**The task**
Search the material below for the word "script". Copy every line that has it.

**Data in this exercise**
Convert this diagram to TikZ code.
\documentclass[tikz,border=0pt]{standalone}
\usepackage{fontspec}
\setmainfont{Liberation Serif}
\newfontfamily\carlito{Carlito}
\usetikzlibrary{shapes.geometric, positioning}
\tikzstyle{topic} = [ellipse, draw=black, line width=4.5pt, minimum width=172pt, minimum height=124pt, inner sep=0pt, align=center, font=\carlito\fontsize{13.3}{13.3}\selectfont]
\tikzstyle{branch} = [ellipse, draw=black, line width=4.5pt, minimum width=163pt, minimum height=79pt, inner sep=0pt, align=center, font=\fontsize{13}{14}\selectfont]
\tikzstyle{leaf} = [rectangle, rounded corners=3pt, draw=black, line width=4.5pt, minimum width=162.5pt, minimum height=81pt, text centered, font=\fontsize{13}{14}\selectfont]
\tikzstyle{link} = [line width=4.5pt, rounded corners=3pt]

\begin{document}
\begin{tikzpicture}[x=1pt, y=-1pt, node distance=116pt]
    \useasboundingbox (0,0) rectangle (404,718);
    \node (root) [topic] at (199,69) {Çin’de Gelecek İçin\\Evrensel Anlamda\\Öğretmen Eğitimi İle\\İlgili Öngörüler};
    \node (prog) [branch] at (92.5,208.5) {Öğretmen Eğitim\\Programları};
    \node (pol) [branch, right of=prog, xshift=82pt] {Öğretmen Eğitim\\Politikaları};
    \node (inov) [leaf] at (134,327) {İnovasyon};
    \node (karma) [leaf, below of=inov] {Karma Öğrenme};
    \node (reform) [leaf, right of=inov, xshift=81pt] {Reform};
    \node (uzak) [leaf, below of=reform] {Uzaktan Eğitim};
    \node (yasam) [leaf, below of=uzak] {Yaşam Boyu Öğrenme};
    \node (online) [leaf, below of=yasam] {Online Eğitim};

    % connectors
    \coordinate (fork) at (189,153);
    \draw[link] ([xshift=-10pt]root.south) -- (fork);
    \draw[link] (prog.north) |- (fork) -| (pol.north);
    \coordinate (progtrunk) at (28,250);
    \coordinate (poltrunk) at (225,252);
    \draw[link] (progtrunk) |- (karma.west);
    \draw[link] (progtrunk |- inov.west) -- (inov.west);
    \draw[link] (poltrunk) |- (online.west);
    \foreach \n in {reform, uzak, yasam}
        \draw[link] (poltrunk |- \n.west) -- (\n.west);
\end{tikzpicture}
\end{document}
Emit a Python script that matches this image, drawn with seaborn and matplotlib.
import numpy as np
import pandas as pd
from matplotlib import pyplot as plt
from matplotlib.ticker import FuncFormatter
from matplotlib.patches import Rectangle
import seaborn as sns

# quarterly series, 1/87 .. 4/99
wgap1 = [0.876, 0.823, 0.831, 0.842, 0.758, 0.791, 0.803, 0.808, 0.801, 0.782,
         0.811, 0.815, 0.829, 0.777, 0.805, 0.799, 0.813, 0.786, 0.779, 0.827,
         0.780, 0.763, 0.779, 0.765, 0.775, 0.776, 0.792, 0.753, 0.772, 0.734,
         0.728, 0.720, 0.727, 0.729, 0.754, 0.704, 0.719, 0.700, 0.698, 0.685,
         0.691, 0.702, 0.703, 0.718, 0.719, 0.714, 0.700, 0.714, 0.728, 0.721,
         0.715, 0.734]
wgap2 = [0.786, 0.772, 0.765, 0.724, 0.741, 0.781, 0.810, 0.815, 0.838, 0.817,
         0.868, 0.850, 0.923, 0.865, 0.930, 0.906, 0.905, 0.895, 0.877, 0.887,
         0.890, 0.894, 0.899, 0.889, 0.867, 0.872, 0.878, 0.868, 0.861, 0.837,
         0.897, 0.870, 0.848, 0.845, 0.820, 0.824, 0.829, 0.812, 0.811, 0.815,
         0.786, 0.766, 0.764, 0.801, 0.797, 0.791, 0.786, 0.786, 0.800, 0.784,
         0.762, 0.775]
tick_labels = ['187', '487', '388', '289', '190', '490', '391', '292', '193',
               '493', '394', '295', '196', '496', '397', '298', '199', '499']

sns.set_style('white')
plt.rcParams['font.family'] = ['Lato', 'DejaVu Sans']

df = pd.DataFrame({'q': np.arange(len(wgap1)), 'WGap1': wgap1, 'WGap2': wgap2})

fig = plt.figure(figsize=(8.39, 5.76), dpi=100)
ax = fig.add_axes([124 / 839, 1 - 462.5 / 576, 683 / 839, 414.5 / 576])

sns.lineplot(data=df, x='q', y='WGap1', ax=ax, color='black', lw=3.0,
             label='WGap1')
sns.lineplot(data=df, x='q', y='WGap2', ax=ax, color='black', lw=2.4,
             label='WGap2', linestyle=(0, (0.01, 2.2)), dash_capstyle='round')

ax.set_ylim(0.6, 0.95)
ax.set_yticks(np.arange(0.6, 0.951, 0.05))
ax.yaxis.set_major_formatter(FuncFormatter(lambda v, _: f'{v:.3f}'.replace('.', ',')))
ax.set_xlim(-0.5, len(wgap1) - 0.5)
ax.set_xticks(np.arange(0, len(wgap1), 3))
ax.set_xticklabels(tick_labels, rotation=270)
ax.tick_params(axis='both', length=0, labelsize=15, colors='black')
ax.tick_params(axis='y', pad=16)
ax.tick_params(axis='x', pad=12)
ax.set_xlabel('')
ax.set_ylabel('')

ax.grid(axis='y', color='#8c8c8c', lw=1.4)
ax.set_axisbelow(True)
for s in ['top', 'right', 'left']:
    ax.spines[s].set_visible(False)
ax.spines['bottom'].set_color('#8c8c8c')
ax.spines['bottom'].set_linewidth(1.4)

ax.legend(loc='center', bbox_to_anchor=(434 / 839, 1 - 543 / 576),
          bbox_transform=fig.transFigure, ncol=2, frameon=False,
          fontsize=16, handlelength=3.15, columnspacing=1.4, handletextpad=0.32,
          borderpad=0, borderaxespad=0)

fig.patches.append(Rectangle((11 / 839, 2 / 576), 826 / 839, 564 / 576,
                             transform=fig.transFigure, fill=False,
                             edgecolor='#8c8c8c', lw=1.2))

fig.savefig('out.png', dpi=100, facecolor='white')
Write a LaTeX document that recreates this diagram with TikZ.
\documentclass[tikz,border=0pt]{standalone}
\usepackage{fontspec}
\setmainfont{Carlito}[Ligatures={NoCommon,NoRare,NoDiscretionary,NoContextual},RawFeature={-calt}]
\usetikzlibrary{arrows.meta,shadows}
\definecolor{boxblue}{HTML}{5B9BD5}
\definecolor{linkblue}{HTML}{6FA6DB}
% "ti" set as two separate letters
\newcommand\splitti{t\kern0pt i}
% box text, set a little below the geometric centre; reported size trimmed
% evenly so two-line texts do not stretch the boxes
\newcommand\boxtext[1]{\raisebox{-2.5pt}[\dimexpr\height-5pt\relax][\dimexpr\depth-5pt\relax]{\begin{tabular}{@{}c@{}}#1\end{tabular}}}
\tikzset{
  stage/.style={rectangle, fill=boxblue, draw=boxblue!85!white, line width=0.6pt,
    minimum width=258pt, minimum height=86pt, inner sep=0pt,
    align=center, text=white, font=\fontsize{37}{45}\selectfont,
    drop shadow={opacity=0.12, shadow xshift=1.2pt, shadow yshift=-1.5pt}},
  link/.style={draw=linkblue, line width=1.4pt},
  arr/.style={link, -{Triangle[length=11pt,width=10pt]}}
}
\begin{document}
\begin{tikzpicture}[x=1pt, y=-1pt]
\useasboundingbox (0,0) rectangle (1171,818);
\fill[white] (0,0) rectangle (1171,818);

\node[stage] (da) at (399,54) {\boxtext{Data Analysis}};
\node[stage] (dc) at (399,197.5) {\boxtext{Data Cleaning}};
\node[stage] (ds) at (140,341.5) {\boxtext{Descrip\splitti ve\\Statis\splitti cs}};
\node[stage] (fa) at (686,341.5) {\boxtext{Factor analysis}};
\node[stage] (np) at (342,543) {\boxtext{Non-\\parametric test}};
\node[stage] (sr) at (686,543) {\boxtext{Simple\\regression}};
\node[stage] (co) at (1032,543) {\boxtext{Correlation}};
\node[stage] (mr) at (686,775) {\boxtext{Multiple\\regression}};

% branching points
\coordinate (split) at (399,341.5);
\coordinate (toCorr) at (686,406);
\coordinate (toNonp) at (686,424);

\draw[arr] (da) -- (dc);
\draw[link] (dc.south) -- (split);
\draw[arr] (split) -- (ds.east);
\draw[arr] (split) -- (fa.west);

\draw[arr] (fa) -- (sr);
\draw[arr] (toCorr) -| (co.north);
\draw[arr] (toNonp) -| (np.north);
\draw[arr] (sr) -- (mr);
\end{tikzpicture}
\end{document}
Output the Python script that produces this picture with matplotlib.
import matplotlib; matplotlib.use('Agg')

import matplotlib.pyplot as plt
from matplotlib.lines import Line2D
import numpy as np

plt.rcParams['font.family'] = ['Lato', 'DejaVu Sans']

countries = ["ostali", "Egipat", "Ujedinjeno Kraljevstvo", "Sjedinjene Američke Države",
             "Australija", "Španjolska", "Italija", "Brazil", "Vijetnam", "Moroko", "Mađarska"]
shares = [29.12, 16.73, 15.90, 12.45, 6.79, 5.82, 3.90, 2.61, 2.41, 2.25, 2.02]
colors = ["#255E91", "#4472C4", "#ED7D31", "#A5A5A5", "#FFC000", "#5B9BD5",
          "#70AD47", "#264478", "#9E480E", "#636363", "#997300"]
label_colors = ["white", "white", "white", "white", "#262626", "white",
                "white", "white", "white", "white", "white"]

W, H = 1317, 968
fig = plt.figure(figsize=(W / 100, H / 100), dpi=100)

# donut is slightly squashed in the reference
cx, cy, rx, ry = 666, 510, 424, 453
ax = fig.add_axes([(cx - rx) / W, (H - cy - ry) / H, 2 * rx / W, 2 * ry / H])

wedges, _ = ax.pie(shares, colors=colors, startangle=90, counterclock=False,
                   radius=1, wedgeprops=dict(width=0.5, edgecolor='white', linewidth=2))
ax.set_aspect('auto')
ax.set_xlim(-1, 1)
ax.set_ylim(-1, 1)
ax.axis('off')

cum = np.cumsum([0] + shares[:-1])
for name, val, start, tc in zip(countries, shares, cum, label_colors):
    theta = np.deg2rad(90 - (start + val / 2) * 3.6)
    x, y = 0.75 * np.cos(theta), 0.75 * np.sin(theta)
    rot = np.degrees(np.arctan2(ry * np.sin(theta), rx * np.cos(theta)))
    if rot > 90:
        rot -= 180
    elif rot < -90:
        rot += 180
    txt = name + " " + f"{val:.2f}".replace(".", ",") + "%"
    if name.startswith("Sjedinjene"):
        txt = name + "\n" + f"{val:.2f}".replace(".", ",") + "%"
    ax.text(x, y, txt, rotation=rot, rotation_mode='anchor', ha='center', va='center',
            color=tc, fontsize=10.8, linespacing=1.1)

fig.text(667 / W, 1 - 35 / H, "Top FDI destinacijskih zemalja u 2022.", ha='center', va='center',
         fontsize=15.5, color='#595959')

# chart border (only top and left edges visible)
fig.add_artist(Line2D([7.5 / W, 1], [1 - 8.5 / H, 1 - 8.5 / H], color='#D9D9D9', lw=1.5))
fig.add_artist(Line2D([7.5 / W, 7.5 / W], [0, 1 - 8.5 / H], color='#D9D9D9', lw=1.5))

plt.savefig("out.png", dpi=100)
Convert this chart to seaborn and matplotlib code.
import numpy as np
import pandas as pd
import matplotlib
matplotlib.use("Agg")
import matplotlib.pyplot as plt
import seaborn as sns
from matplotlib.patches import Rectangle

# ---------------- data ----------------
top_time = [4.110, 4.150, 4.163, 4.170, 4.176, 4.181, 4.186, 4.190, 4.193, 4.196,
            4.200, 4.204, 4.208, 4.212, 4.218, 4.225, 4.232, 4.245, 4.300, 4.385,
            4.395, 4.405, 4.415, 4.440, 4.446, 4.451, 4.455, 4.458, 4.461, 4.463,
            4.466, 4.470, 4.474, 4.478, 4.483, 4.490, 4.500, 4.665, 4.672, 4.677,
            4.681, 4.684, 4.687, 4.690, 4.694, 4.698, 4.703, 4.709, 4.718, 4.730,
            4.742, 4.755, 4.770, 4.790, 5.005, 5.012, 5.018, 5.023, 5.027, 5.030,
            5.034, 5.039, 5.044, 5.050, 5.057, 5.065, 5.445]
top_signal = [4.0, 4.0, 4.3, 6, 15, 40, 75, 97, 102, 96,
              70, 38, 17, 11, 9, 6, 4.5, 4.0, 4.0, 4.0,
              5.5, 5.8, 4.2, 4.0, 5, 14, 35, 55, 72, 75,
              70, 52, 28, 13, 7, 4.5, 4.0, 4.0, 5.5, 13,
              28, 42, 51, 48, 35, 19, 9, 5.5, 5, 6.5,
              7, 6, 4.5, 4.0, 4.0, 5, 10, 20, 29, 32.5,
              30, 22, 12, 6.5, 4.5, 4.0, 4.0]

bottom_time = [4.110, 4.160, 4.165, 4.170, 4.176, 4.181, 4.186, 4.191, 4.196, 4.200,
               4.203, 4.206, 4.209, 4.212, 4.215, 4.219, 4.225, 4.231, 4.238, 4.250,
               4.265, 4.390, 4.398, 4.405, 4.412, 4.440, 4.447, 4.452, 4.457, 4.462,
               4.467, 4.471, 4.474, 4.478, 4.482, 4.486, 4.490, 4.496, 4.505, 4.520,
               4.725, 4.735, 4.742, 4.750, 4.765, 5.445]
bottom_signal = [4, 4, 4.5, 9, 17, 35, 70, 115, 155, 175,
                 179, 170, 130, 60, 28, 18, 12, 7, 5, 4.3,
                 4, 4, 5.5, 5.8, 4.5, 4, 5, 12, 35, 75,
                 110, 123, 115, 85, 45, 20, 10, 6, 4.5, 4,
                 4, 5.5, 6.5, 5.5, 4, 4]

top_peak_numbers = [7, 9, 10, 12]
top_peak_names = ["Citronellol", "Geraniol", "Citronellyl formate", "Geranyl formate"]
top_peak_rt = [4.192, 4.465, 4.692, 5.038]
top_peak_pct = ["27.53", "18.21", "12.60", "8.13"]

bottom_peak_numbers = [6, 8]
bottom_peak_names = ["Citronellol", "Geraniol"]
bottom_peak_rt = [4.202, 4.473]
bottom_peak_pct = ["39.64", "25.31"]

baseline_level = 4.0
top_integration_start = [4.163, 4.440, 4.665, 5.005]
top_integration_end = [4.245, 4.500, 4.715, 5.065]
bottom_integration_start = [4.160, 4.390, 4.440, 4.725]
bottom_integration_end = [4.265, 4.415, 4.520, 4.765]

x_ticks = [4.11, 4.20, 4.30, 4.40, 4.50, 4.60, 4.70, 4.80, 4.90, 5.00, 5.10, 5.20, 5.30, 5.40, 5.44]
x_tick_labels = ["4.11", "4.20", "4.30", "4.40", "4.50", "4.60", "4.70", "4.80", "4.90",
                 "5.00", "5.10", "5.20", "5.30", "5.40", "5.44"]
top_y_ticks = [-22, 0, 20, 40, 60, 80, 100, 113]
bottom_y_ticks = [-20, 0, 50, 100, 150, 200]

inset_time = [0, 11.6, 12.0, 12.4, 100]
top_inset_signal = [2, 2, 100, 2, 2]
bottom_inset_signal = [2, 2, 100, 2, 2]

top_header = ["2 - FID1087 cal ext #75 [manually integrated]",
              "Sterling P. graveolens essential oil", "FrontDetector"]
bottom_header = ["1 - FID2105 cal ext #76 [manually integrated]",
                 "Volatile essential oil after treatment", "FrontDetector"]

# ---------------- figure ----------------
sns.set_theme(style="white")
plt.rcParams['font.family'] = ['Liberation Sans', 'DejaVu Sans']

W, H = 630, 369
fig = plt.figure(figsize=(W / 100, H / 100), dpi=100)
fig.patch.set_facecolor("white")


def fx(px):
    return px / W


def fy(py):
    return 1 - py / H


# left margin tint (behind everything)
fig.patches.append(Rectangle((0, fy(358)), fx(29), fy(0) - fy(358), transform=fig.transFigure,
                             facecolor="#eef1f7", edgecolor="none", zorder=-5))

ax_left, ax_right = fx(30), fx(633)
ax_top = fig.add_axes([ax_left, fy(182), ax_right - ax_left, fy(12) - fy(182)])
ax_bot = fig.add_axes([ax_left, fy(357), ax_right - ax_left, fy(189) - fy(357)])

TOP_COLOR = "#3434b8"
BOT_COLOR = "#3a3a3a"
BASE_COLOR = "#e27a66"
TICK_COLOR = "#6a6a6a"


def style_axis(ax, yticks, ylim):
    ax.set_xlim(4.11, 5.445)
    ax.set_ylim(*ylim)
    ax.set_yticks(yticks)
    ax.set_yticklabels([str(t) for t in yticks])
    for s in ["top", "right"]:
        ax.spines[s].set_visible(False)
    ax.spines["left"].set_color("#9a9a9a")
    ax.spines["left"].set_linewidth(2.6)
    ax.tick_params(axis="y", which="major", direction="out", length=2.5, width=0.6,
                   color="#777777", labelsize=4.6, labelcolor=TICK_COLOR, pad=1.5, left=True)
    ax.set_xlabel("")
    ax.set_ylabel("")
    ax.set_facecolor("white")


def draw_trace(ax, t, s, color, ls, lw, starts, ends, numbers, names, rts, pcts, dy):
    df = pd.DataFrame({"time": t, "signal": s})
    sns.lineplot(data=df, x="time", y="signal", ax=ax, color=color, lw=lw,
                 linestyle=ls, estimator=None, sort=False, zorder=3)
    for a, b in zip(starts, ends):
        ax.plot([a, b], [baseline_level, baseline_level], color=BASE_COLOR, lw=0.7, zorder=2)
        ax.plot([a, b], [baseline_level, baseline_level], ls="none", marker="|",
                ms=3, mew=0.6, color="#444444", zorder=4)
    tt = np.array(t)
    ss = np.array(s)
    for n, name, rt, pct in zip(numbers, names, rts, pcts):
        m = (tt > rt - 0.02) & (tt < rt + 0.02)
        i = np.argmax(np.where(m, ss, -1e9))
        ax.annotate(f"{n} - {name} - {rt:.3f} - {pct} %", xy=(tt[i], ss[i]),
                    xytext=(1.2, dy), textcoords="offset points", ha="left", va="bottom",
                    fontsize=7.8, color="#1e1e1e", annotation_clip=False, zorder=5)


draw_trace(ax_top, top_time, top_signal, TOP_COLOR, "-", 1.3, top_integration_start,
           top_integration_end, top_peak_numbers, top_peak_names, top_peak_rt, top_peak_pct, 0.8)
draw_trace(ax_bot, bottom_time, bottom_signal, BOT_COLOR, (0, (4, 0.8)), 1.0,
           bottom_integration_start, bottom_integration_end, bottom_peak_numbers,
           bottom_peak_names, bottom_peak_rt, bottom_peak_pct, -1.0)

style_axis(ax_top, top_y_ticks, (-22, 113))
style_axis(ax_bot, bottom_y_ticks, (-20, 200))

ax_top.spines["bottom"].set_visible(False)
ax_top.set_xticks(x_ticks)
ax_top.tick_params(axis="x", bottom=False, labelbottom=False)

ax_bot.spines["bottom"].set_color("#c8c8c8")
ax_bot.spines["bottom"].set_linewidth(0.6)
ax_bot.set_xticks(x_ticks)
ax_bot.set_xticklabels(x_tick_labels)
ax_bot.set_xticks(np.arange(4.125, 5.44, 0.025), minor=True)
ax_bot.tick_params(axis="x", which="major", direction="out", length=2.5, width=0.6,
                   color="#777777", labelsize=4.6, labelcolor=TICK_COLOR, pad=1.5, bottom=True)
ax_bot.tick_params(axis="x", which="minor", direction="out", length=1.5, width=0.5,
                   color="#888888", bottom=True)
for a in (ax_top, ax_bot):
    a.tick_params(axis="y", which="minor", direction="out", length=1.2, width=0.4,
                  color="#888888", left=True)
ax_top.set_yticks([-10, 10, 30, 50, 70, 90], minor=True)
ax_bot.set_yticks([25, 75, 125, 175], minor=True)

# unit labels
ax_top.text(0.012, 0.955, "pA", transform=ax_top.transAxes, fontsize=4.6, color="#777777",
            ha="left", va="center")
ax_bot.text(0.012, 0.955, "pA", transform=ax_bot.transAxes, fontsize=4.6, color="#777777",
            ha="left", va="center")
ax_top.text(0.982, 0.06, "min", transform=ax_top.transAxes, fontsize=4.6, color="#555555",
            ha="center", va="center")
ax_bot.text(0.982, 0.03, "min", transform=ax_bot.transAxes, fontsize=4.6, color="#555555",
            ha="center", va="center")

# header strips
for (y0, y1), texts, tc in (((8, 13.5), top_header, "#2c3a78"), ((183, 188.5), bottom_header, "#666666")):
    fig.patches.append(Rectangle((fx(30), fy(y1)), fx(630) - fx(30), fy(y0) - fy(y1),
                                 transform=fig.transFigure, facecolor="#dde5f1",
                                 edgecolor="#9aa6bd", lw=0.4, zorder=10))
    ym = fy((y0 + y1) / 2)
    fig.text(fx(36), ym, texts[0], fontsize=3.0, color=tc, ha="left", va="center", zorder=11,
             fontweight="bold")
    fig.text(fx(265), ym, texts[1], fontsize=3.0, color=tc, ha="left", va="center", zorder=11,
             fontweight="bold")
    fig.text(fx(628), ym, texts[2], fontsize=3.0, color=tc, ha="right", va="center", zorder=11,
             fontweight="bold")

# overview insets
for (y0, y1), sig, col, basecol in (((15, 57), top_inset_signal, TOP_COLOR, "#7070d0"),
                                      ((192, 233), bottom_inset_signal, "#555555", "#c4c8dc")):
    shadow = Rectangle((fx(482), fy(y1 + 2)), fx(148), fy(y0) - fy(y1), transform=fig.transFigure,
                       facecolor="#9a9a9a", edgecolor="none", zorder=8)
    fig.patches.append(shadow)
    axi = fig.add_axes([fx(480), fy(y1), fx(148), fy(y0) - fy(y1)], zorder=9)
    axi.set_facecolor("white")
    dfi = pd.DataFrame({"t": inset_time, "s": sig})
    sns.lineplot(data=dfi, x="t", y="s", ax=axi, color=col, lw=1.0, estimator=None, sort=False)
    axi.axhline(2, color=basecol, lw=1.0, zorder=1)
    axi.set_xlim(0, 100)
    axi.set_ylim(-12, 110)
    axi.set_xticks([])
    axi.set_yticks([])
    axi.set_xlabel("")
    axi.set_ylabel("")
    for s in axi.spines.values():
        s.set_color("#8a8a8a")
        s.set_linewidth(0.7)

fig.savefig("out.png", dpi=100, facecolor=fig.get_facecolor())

**Result of this exercise**
Emit a Python script that matches this image, drawn with seaborn and matplotlib.
Output the Python script that produces this picture with matplotlib.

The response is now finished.